The TaaS offers a “cross-platform testing environment for diverse environments, rapid ramp-up or ramp-down, variable usage,” and a pay-as-you-go model, Patni said in a statement.
“The delivery of the testing environment in a cloud model…[solves] time to market [by increasing the amount of tests completed] and adds more accessibility,” said Vikram Watave, vice president of infrastructure management services. Patni’s solution provides additional “as-a-service” solutions and will build the TaaS solution around whatever cloud provider an enterprise client already uses.
“[Most] customers have multiple tools for testing; TaaS standardizes and consolidates [the process],” Watave said.
Patni, though, is not the first company to experiment with testing in the cloud, according to Satish Atluri, director of application life-cycle management strategy and solutions at HP Software Professional Services. He said that HP has been offering a TaaS solution since 2008. Its most recent offering includes the TaaS solution as part of the recently released Application Lifecycle Management 11 suite, which allows access to the solution as part of a public or private cloud.
“The program is Internet Explorer-compatible, and if accessed in a public cloud, you would access it in a browser; a private cloud would be via a browser in the ALM Suite,” Atluri said.
The solution allows you to have a “variable demand” for testing, according to Paul Ashwood, product marketing manager for application services at HP Enterprise Services.
Ashwood said that testing has always been something companies buy on an on-demand basis, but the model for TaaS actually allows them to “spin up or spin down” the amount of testers they are buying at a given time.
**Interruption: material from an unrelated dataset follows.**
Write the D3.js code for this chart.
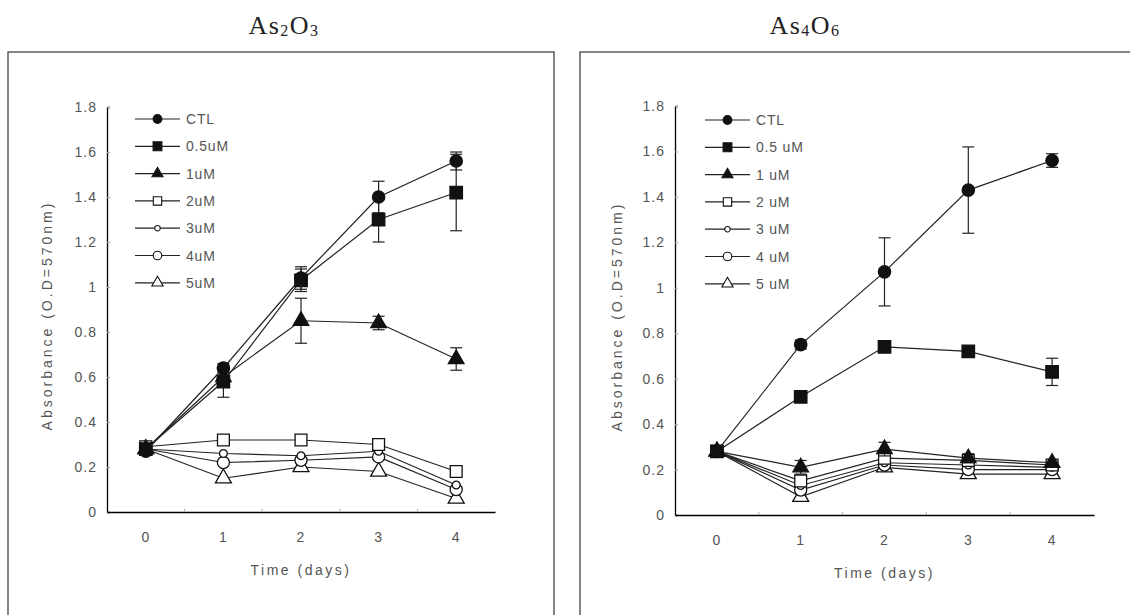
<!DOCTYPE html>
<html>
<head>
<meta charset="utf-8">
<script src="https://cdn.jsdelivr.net/npm/d3@7"></script>
<style>
  body { margin: 0; background: #fff; }
  svg { display: block; }
  .tick-label { font-family: "Liberation Sans", Arial, sans-serif; font-size: 14px; fill: #555; letter-spacing: 1px; }
  .legend-label { font-family: "Liberation Sans", Arial, sans-serif; font-size: 14px; fill: #555; letter-spacing: 0.8px; }
  .axis-title { font-family: "Liberation Sans", Arial, sans-serif; font-size: 14px; fill: #555; }
  .panel-title { font-family: "Liberation Serif", "DejaVu Serif", serif; font-size: 26px; fill: #222; letter-spacing: 1.5px; }
</style>
</head>
<body>
<svg id="chart" width="1130" height="615"></svg>
<script>
let days = ['0', '1', '2', '3', '4']
let yTicks = [0, 0.2, 0.4, 0.6, 0.8, 1, 1.2, 1.4, 1.6, 1.8]

let as2o3Labels = ['CTL', '0.5uM', '1uM', '2uM', '3uM', '4uM', '5uM']
let as2o3Values = [
  [0.27, 0.64, 1.04, 1.40, 1.56],
  [0.28, 0.58, 1.03, 1.30, 1.42],
  [0.28, 0.60, 0.85, 0.84, 0.68],
  [0.29, 0.32, 0.32, 0.30, 0.18],
  [0.28, 0.26, 0.25, 0.27, 0.12],
  [0.28, 0.22, 0.23, 0.245, 0.10],
  [0.28, 0.15, 0.20, 0.18, 0.06]
]
let as2o3Errors = [
  [0.01, 0.02, 0.05, 0.07, 0.04],
  [0.01, 0.07, 0.05, 0.10, 0.17],
  [0.01, 0.03, 0.10, 0.03, 0.05],
  [0.01, 0.01, 0.01, 0.01, 0.01],
  [0.01, 0.01, 0.01, 0.01, 0.01],
  [0.01, 0.01, 0.01, 0.01, 0.01],
  [0.01, 0.01, 0.01, 0.01, 0.01]
]

let as4o6Labels = ['CTL', '0.5 uM', '1 uM', '2 uM', '3 uM', '4 uM', '5 uM']
let as4o6Values = [
  [0.28, 0.75, 1.07, 1.43, 1.56],
  [0.28, 0.52, 0.74, 0.72, 0.63],
  [0.28, 0.21, 0.29, 0.25, 0.23],
  [0.28, 0.15, 0.25, 0.24, 0.22],
  [0.28, 0.13, 0.23, 0.22, 0.21],
  [0.28, 0.11, 0.22, 0.20, 0.20],
  [0.28, 0.08, 0.21, 0.18, 0.18]
]
let as4o6Errors = [
  [0.01, 0.02, 0.15, 0.19, 0.03],
  [0.01, 0.02, 0.02, 0.02, 0.06],
  [0.01, 0.03, 0.03, 0.02, 0.01],
  [0.01, 0.01, 0.01, 0.01, 0.01],
  [0.01, 0.01, 0.01, 0.01, 0.01],
  [0.01, 0.01, 0.01, 0.01, 0.01],
  [0.01, 0.01, 0.01, 0.01, 0.01]
]

// marker per series: symbol type, area, filled or open
let markers = [
  { type: d3.symbolCircle, size: 120, filled: true },
  { type: d3.symbolSquare, size: 155, filled: true },
  { type: d3.symbolTriangle, size: 105, filled: true },
  { type: d3.symbolSquare, size: 140, filled: false },
  { type: d3.symbolCircle, size: 48, filled: false },
  { type: d3.symbolCircle, size: 115, filled: false },
  { type: d3.symbolTriangle, size: 110, filled: false }
]

let svg = d3.select('#chart')

function tickText(v) {
  return v === 0 ? '0' : d3.format('.1f')(v).replace(/\.0$/, '')
}

function drawPanel(p) {
  let g = svg.append('g')

  // outer frame, runs off the bottom of the picture
  g.append('rect')
    .attr('x', p.box[0]).attr('y', p.box[1])
    .attr('width', p.box[2]).attr('height', 700)
    .attr('fill', 'none').attr('stroke', '#333').attr('stroke-width', 1.2)

  let title = g.append('text')
    .attr('class', 'panel-title')
    .attr('x', p.titleX).attr('y', 36)
    .attr('text-anchor', 'middle')
  p.title.forEach(part => {
    title.append('tspan')
      .attr('font-size', part.sub ? 16 : 26)
      .attr('dy', part.sub ? 2 : -2)
      .text(part.t)
  })

  let x = d3.scaleBand().domain(days).range([p.left, p.right]).padding(0)
  let y = d3.scaleLinear().domain([0, 1.8]).range([p.bottom, p.top])

  // y axis
  let yAxis = g.append('g').attr('transform', `translate(${p.left},0)`)
    .call(d3.axisLeft(y).tickValues(yTicks).tickSize(-3).tickFormat(tickText).tickPadding(10))
  yAxis.select('.domain').attr('stroke', '#000').attr('stroke-width', 1.3)
  yAxis.selectAll('.tick line').attr('stroke', '#aaa')
  yAxis.selectAll('.tick text').attr('class', 'tick-label').attr('fill', null)

  // x axis: ticks between categories
  let xAxis = g.append('g').attr('transform', `translate(0,${p.bottom})`)
    .call(d3.axisBottom(x).tickSize(0).tickPadding(20))
  xAxis.select('.domain').attr('stroke', '#000').attr('stroke-width', 1.3)
  xAxis.selectAll('.tick text').attr('class', 'tick-label').attr('fill', null)
  xAxis.selectAll('.minor')
    .data(days.slice(1))
    .enter()
    .append('line')
    .attr('x1', d => x(d)).attr('x2', d => x(d))
    .attr('y1', 0).attr('y2', -3)
    .attr('stroke', '#aaa')

  g.append('text')
    .attr('class', 'axis-title')
    .attr('x', (p.left + p.right) / 2).attr('y', p.bottom + 63)
    .attr('text-anchor', 'middle')
    .attr('font-size', 15)
    .attr('letter-spacing', '2.5px')
    .text('Time (days)')

  g.append('text')
    .attr('class', 'axis-title')
    .attr('transform', `translate(${p.yTitleX},${(p.top + p.bottom) / 2 + 6}) rotate(-90)`)
    .attr('text-anchor', 'middle')
    .attr('letter-spacing', '3px')
    .text('Absorbance (O.D=570nm)')

  let cx = d => x(d) + x.bandwidth() / 2
  let line = d3.line().x((d, i) => cx(days[i])).y(d => y(d))

  // draw later series first so control sits on top
  for (let s = p.values.length - 1; s >= 0; s--) {
    let vals = p.values[s]
    let errs = p.errors[s]
    let m = markers[s]
    let sg = g.append('g')

    sg.append('path')
      .attr('d', line(vals))
      .attr('fill', 'none').attr('stroke', '#222').attr('stroke-width', 1.2)

    let eb = sg.selectAll('.err')
      .data(vals.map((v, i) => [i, v, errs[i]]).filter(d => d[2] > 0.015))
      .enter()
      .append('g')
    eb.append('line')
      .attr('x1', d => cx(days[d[0]])).attr('x2', d => cx(days[d[0]]))
      .attr('y1', d => y(d[1] - d[2])).attr('y2', d => y(d[1] + d[2]))
      .attr('stroke', '#222').attr('stroke-width', 1.2)
    eb.selectAll('.cap')
      .data(d => [d[1] - d[2], d[1] + d[2]].map(v => [d[0], v]))
      .enter()
      .append('line')
      .attr('x1', d => cx(days[d[0]]) - 6).attr('x2', d => cx(days[d[0]]) + 6)
      .attr('y1', d => y(d[1])).attr('y2', d => y(d[1]))
      .attr('stroke', '#222').attr('stroke-width', 1.2)

    sg.selectAll('.pt')
      .data(vals)
      .enter()
      .append('path')
      .attr('d', d3.symbol().type(m.type).size(m.size))
      .attr('transform', (d, i) => `translate(${cx(days[i])},${y(d)})`)
      .attr('fill', m.filled ? '#111' : '#fff')
      .attr('stroke', '#111').attr('stroke-width', 1.3)
  }

  // legend
  let legend = g.append('g')
    .selectAll('g')
    .data(p.labels)
    .enter()
    .append('g')
    .attr('transform', (d, i) => `translate(${p.legendX},${p.legendY + i * 27.3})`)

  legend.append('line')
    .attr('x1', 0).attr('x2', 45)
    .attr('stroke', '#222').attr('stroke-width', 1.2)
  legend.append('path')
    .attr('d', (d, i) => d3.symbol().type(markers[i].type).size(markers[i].size * 0.5)())
    .attr('transform', 'translate(22.5,0)')
    .attr('fill', (d, i) => markers[i].filled ? '#111' : '#fff')
    .attr('stroke', '#111').attr('stroke-width', 1.1)
  legend.append('text')
    .attr('class', 'legend-label')
    .attr('x', 51).attr('y', 5)
    .text(d => d)
}

drawPanel({
  box: [8, 52, 546],
  title: [{ t: 'As' }, { t: '2', sub: true }, { t: 'O' }, { t: '3', sub: true }],
  titleX: 284,
  left: 107, right: 495, top: 107, bottom: 512,
  yTitleX: 52,
  labels: as2o3Labels, values: as2o3Values, errors: as2o3Errors,
  legendX: 135, legendY: 119
})

drawPanel({
  box: [580, 52, 600],
  title: [{ t: 'As' }, { t: '4', sub: true }, { t: 'O' }, { t: '6', sub: true }],
  titleX: 805,
  left: 675, right: 1094, top: 106, bottom: 515,
  yTitleX: 622,
  labels: as4o6Labels, values: as4o6Values, errors: as4o6Errors,
  legendX: 705, legendY: 120
})
</script>
</body>
</html>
He added that the Software-as-a-Service suites allow enterprises to buy products and also buy the support with them.
James Staten, an analyst at Forrester, said in his August 2010 report on Cloud Investment that enterprise companies interested in increasing their cloud services (for example, moving testing environments to the cloud) need to “endorse cloud platforms, but with guidance; craft a work-in-progress cloud use policy; select a small number of approved cloud platforms; and funnel developer use of cloud computing through a central resource request tool.”